* _Task brief_
Print the listing as it stands, omitting all images.

□ □ □ □ □

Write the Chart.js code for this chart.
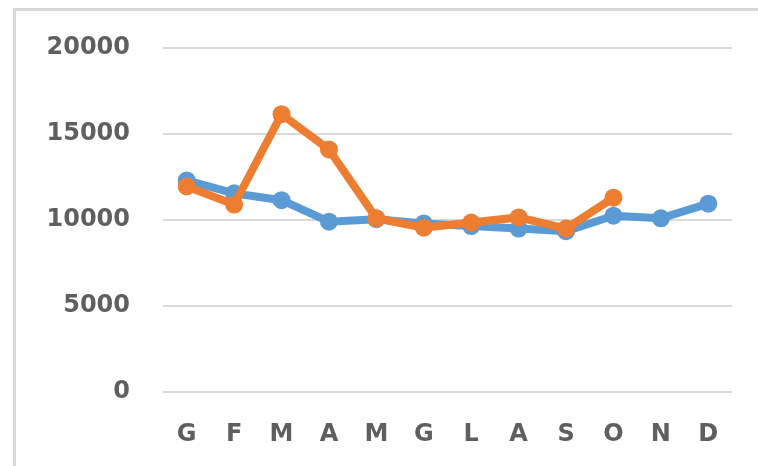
<!DOCTYPE html>
<html lang="it">
<head>
  <meta charset="UTF-8">
  <title>Grafico mensile</title>
  <script src="https://cdn.jsdelivr.net/npm/chart.js"></script>
  <style>
    html, body { margin: 0; padding: 0; background: #fff; overflow: hidden; }
    canvas { display: block; }
  </style>
</head>
<body>
  <canvas id="grafico" width="758" height="466"></canvas>

  <script>
    const mesi = ['G', 'F', 'M', 'A', 'M', 'G', 'L', 'A', 'S', 'O', 'N', 'D'];
    const serieBlu = [12300, 11550, 11150, 9900, 10050, 9800, 9650, 9500, 9350, 10250, 10100, 10950];
    const serieArancio = [11950, 10900, 16150, 14100, 10100, 9550, 9850, 10150, 9500, 11300, null, null];
    const tickY = [0, 5000, 10000, 15000, 20000];

    const font = { family: 'DejaVu Sans', size: 24, weight: 'bold' };

    // bordo dell'area grafico (solo sinistra e sopra sono visibili nel ritaglio)
    const cornice = {
      id: 'cornice',
      beforeDraw(chart) {
        const ctx = chart.ctx;
        ctx.save();
        ctx.strokeStyle = '#d9d9d9';
        ctx.lineWidth = 3;
        ctx.beginPath();
        ctx.moveTo(14.5, chart.height + 5);
        ctx.lineTo(14.5, 9.5);
        ctx.lineTo(chart.width + 5, 9.5);
        ctx.stroke();
        ctx.restore();
      }
    };

    new Chart(document.getElementById('grafico'), {
      type: 'line',
      data: {
        labels: mesi,
        datasets: [{
          data: serieBlu,
          borderColor: '#5b9bd5',
          backgroundColor: '#5b9bd5',
          borderWidth: 8,
          pointRadius: 9,
          pointBorderWidth: 0,
          order: 2
        }, {
          data: serieArancio,
          borderColor: '#ed7d31',
          backgroundColor: '#ed7d31',
          borderWidth: 8,
          pointRadius: 9,
          pointBorderWidth: 0,
          order: 1
        }]
      },
      options: {
        responsive: false,
        animation: false,
        layout: { padding: { left: 0, right: 26, top: 48, bottom: 0 } },
        plugins: { legend: { display: false }, tooltip: { enabled: false } },
        scales: {
          x: {
            offset: true,
            grid: { display: false, drawTicks: false },
            border: { display: false },
            ticks: { color: '#5f5f5f', font: font, padding: 28, maxRotation: 0 },
            afterFit: s => { s.height = 74; }
          },
          y: {
            min: 0,
            max: 20000,
            afterBuildTicks: s => { s.ticks = tickY.map(v => ({ value: v })); },
            grid: { color: '#d9d9d9', lineWidth: 2, drawTicks: false },
            border: { display: false },
            ticks: { color: '#5f5f5f', font: font, padding: 33, callback: v => String(v) },
            afterFit: s => { s.width = 163; }
          }
        }
      },
      plugins: [cornice]
    });
  </script>
</body>
</html>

□ □ □ □ □

* _Written solution_
Write the Chart.js code for this chart.
<!DOCTYPE html>
<html lang="it">
<head>
  <meta charset="UTF-8">
  <title>Grafico mensile</title>
  <script src="https://cdn.jsdelivr.net/npm/chart.js"></script>
  <style>
    html, body { margin: 0; padding: 0; background: #fff; overflow: hidden; }
    canvas { display: block; }
  </style>
</head>
<body>
  <canvas id="grafico" width="758" height="466"></canvas>

  <script>
    const mesi = ['G', 'F', 'M', 'A', 'M', 'G', 'L', 'A', 'S', 'O', 'N', 'D'];
    const serieBlu = [12300, 11550, 11150, 9900, 10050, 9800, 9650, 9500, 9350, 10250, 10100, 10950];
    const serieArancio = [11950, 10900, 16150, 14100, 10100, 9550, 9850, 10150, 9500, 11300, null, null];
    const tickY = [0, 5000, 10000, 15000, 20000];

    const font = { family: 'DejaVu Sans', size: 24, weight: 'bold' };

    // bordo dell'area grafico (solo sinistra e sopra sono visibili nel ritaglio)
    const cornice = {
      id: 'cornice',
      beforeDraw(chart) {
        const ctx = chart.ctx;
        ctx.save();
        ctx.strokeStyle = '#d9d9d9';
        ctx.lineWidth = 3;
        ctx.beginPath();
        ctx.moveTo(14.5, chart.height + 5);
        ctx.lineTo(14.5, 9.5);
        ctx.lineTo(chart.width + 5, 9.5);
        ctx.stroke();
        ctx.restore();
      }
    };

    new Chart(document.getElementById('grafico'), {
      type: 'line',
      data: {
        labels: mesi,
        datasets: [{
          data: serieBlu,
          borderColor: '#5b9bd5',
          backgroundColor: '#5b9bd5',
          borderWidth: 8,
          pointRadius: 9,
          pointBorderWidth: 0,
          order: 2
        }, {
          data: serieArancio,
          borderColor: '#ed7d31',
          backgroundColor: '#ed7d31',
          borderWidth: 8,
          pointRadius: 9,
          pointBorderWidth: 0,
          order: 1
        }]
      },
      options: {
        responsive: false,
        animation: false,
        layout: { padding: { left: 0, right: 26, top: 48, bottom: 0 } },
        plugins: { legend: { display: false }, tooltip: { enabled: false } },
        scales: {
          x: {
            offset: true,
            grid: { display: false, drawTicks: false },
            border: { display: false },
            ticks: { color: '#5f5f5f', font: font, padding: 28, maxRotation: 0 },
            afterFit: s => { s.height = 74; }
          },
          y: {
            min: 0,
            max: 20000,
            afterBuildTicks: s => { s.ticks = tickY.map(v => ({ value: v })); },
            grid: { color: '#d9d9d9', lineWidth: 2, drawTicks: false },
            border: { display: false },
            ticks: { color: '#5f5f5f', font: font, padding: 33, callback: v => String(v) },
            afterFit: s => { s.width = 163; }
          }
        }
      },
      plugins: [cornice]
    });
  </script>
</body>
</html>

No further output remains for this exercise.